● Your instructions: Skip the pictures and extract all of the lines exactly as written.

● Data section:
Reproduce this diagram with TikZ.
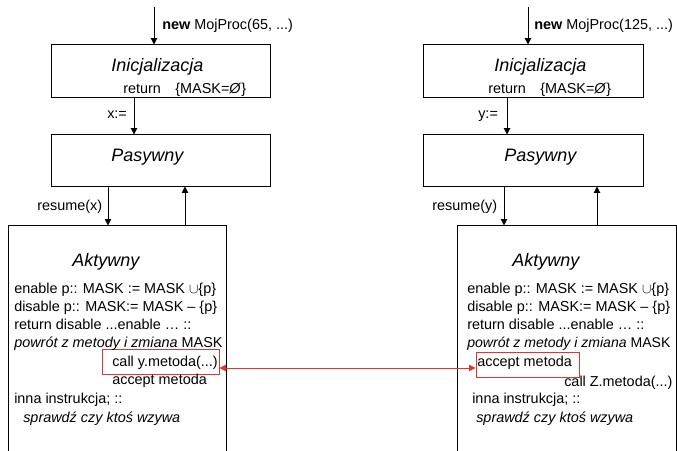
\documentclass[tikz,border=0pt]{standalone}
\usepackage{fontspec}
\setmainfont{Liberation Sans}
\usetikzlibrary{arrows.meta}
\definecolor{markred}{RGB}{228,52,52}
\newcommand{\stanfont}{\fontsize{10.25pt}{12.8pt}\selectfont}
\newcommand{\stantitle}{\fontsize{12.8pt}{15pt}\selectfont\itshape}
\tikzset{
  stanbox/.style={draw, line width=0.7pt, inner sep=0pt},
  markbox/.style={draw=markred, line width=0.7pt, inner sep=0pt},
  txt/.style={inner sep=0pt, anchor=base west, font=\stanfont},
  title/.style={inner sep=0pt, anchor=base west, font=\stantitle},
  arr/.style={-{Triangle[length=4.5pt,width=4.5pt]}, line width=0.7pt},
  linkarr/.style={{Triangle[length=4.5pt,width=4.5pt]}-{Triangle[length=4.5pt,width=4.5pt]}, draw=markred, line width=0.7pt}
}
\begin{document}
\begin{tikzpicture}[x=0.025cm,y=-0.025cm]
                \clip (0,0) rectangle (677,451);
                
                % Drawing process x (left)
                \node [stanbox, minimum width=5.45cm, minimum height=1.3cm] (init1) at (161,71) {};%
                \node [stanbox, minimum width=5.45cm, minimum height=1.275cm] (pas1) at (161,160.5) {};%
                \node [stanbox, minimum width=5.425cm, minimum height=6.1cm] (akt1) at (117.5,348) {};%
                \node [markbox, minimum width=2.9cm, minimum height=0.625cm] (call1) at (161,361.5) {};%
                
                % Drawing process y (right)
                \node [stanbox, minimum width=5.475cm, minimum height=1.3cm] (init2) at (533.5,71) {};%
                \node [stanbox, minimum width=5.475cm, minimum height=1.275cm] (pas2) at (533.5,160.5) {};%
                \node [stanbox, minimum width=5.45cm, minimum height=6.1cm] (akt2) at (567,348) {};%
                \node [markbox, minimum width=2.575cm, minimum height=0.625cm] (acc2) at (527.5,364.5) {};%
                
                % Labels of process x
                \node [txt] (new1) at (162,30) {\textbf{new} MojProc(65, ...)};%
                \node [title] (tinit1) at (111,72) {Inicjalizacja};%
                \node [txt] (ret1) at (123,94) {return\quad\{MASK=\textit{Ø}\}};%
                \node [txt] (xas) at (107,119) {x:=};%
                \node [title] (tpas1) at (111,162) {Pasywny};%
                \node [txt] (res1) at (37,211) {resume(x)};%
                \node [title] (takt1) at (72,267) {Aktywny};%
                \node [txt] (en1) at (14,294) {enable p:: MASK := MASK $\cup$\{p\}};%
                \node [txt] (dis1) at (14,312) {disable p:: MASK:= MASK – \{p\}};%
                \node [txt] (rd1) at (14,330) {return disable ...enable … ::};%
                \node [txt] (pw1) at (14,348) {\textit{powrót z metody i zmiana} MASK};%
                \node [txt] (cy1) at (112,367) {call y.metoda(...)};%
                \node [txt] (am1) at (112,385) {accept metoda};%
                \node [txt] (in1) at (14,404) {inna instrukcja; ::};%
                \node [txt] (sp1) at (23,422) {\textit{sprawdź czy ktoś wzywa}};%
                
                % Labels of process y
                \node [txt] (new2) at (534,30) {\textbf{new} MojProc(125, ...)};%
                \node [title] (tinit2) at (494,72) {Inicjalizacja};%
                \node [txt] (ret2) at (488,94) {return\quad\{MASK=\textit{Ø}\}};%
                \node [txt] (yas) at (478,119) {y:=};%
                \node [title] (tpas2) at (504,162) {Pasywny};%
                \node [txt] (res2) at (432,211) {resume(y)};%
                \node [title] (takt2) at (512,267) {Aktywny};%
                \node [txt] (en2) at (467,294) {enable p:: MASK := MASK $\cup$\{p\}};%
                \node [txt] (dis2) at (467,312) {disable p:: MASK:= MASK – \{p\}};%
                \node [txt] (rd2) at (467,330) {return disable ...enable … ::};%
                \node [txt, font=\fontsize{10pt}{12.8pt}\selectfont] (pw2) at (467,348) {\textit{powrót z metody i zmiana} MASK};%
                \node [txt] (am2) at (477,367) {accept metoda};%
                \node [txt] (cz2) at (564,387) {call Z.metoda(...)};%
                \node [txt] (in2) at (472,404) {inna instrukcja; ::};%
                \node [txt] (sp2) at (476,422) {\textit{sprawdź czy ktoś wzywa}};%
                
                % Drawing arrows of process x
                \coordinate (start1) at (154,7);%
                \draw [arr] (start1) -- (start1 |- init1.north);%
                \draw [arr] (init1.south -| 134,0) -- (pas1.north -| 134,0);%
                \draw [arr] (pas1.south -| 108,0) -- (akt1.north -| 108,0);%
                \draw [arr] (akt1.north -| 185,0) -- (pas1.south -| 185,0);%
                
                % Drawing arrows of process y
                \coordinate (start2) at (528,7);%
                \draw [arr] (start2) -- (start2 |- init2.north);%
                \draw [arr] (init2.south -| 507,0) -- (pas2.north -| 507,0);%
                \draw [arr] (pas2.south -| 504,0) -- (akt2.north -| 504,0);%
                \draw [arr] (akt2.north -| 597,0) -- (pas2.south -| 597,0);%
                
                % Drawing link call -- accept
                \coordinate (link) at (0,368);%
                \draw [linkarr] (call1.east |- link) -- (acc2.west |- link);%
\end{tikzpicture}
\end{document}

● Problem solution:
Reproduce this diagram with TikZ.
\documentclass[tikz,border=0pt]{standalone}
\usepackage{fontspec}
\setmainfont{Liberation Sans}
\usetikzlibrary{arrows.meta}
\definecolor{markred}{RGB}{228,52,52}
\newcommand{\stanfont}{\fontsize{10.25pt}{12.8pt}\selectfont}
\newcommand{\stantitle}{\fontsize{12.8pt}{15pt}\selectfont\itshape}
\tikzset{
  stanbox/.style={draw, line width=0.7pt, inner sep=0pt},
  markbox/.style={draw=markred, line width=0.7pt, inner sep=0pt},
  txt/.style={inner sep=0pt, anchor=base west, font=\stanfont},
  title/.style={inner sep=0pt, anchor=base west, font=\stantitle},
  arr/.style={-{Triangle[length=4.5pt,width=4.5pt]}, line width=0.7pt},
  linkarr/.style={{Triangle[length=4.5pt,width=4.5pt]}-{Triangle[length=4.5pt,width=4.5pt]}, draw=markred, line width=0.7pt}
}
\begin{document}
\begin{tikzpicture}[x=0.025cm,y=-0.025cm]
                \clip (0,0) rectangle (677,451);
                
                % Drawing process x (left)
                \node [stanbox, minimum width=5.45cm, minimum height=1.3cm] (init1) at (161,71) {};%
                \node [stanbox, minimum width=5.45cm, minimum height=1.275cm] (pas1) at (161,160.5) {};%
                \node [stanbox, minimum width=5.425cm, minimum height=6.1cm] (akt1) at (117.5,348) {};%
                \node [markbox, minimum width=2.9cm, minimum height=0.625cm] (call1) at (161,361.5) {};%
                
                % Drawing process y (right)
                \node [stanbox, minimum width=5.475cm, minimum height=1.3cm] (init2) at (533.5,71) {};%
                \node [stanbox, minimum width=5.475cm, minimum height=1.275cm] (pas2) at (533.5,160.5) {};%
                \node [stanbox, minimum width=5.45cm, minimum height=6.1cm] (akt2) at (567,348) {};%
                \node [markbox, minimum width=2.575cm, minimum height=0.625cm] (acc2) at (527.5,364.5) {};%
                
                % Labels of process x
                \node [txt] (new1) at (162,30) {\textbf{new} MojProc(65, ...)};%
                \node [title] (tinit1) at (111,72) {Inicjalizacja};%
                \node [txt] (ret1) at (123,94) {return\quad\{MASK=\textit{Ø}\}};%
                \node [txt] (xas) at (107,119) {x:=};%
                \node [title] (tpas1) at (111,162) {Pasywny};%
                \node [txt] (res1) at (37,211) {resume(x)};%
                \node [title] (takt1) at (72,267) {Aktywny};%
                \node [txt] (en1) at (14,294) {enable p:: MASK := MASK $\cup$\{p\}};%
                \node [txt] (dis1) at (14,312) {disable p:: MASK:= MASK – \{p\}};%
                \node [txt] (rd1) at (14,330) {return disable ...enable … ::};%
                \node [txt] (pw1) at (14,348) {\textit{powrót z metody i zmiana} MASK};%
                \node [txt] (cy1) at (112,367) {call y.metoda(...)};%
                \node [txt] (am1) at (112,385) {accept metoda};%
                \node [txt] (in1) at (14,404) {inna instrukcja; ::};%
                \node [txt] (sp1) at (23,422) {\textit{sprawdź czy ktoś wzywa}};%
                
                % Labels of process y
                \node [txt] (new2) at (534,30) {\textbf{new} MojProc(125, ...)};%
                \node [title] (tinit2) at (494,72) {Inicjalizacja};%
                \node [txt] (ret2) at (488,94) {return\quad\{MASK=\textit{Ø}\}};%
                \node [txt] (yas) at (478,119) {y:=};%
                \node [title] (tpas2) at (504,162) {Pasywny};%
                \node [txt] (res2) at (432,211) {resume(y)};%
                \node [title] (takt2) at (512,267) {Aktywny};%
                \node [txt] (en2) at (467,294) {enable p:: MASK := MASK $\cup$\{p\}};%
                \node [txt] (dis2) at (467,312) {disable p:: MASK:= MASK – \{p\}};%
                \node [txt] (rd2) at (467,330) {return disable ...enable … ::};%
                \node [txt, font=\fontsize{10pt}{12.8pt}\selectfont] (pw2) at (467,348) {\textit{powrót z metody i zmiana} MASK};%
                \node [txt] (am2) at (477,367) {accept metoda};%
                \node [txt] (cz2) at (564,387) {call Z.metoda(...)};%
                \node [txt] (in2) at (472,404) {inna instrukcja; ::};%
                \node [txt] (sp2) at (476,422) {\textit{sprawdź czy ktoś wzywa}};%
                
                % Drawing arrows of process x
                \coordinate (start1) at (154,7);%
                \draw [arr] (start1) -- (start1 |- init1.north);%
                \draw [arr] (init1.south -| 134,0) -- (pas1.north -| 134,0);%
                \draw [arr] (pas1.south -| 108,0) -- (akt1.north -| 108,0);%
                \draw [arr] (akt1.north -| 185,0) -- (pas1.south -| 185,0);%
                
                % Drawing arrows of process y
                \coordinate (start2) at (528,7);%
                \draw [arr] (start2) -- (start2 |- init2.north);%
                \draw [arr] (init2.south -| 507,0) -- (pas2.north -| 507,0);%
                \draw [arr] (pas2.south -| 504,0) -- (akt2.north -| 504,0);%
                \draw [arr] (akt2.north -| 597,0) -- (pas2.south -| 597,0);%
                
                % Drawing link call -- accept
                \coordinate (link) at (0,368);%
                \draw [linkarr] (call1.east |- link) -- (acc2.west |- link);%
\end{tikzpicture}
\end{document}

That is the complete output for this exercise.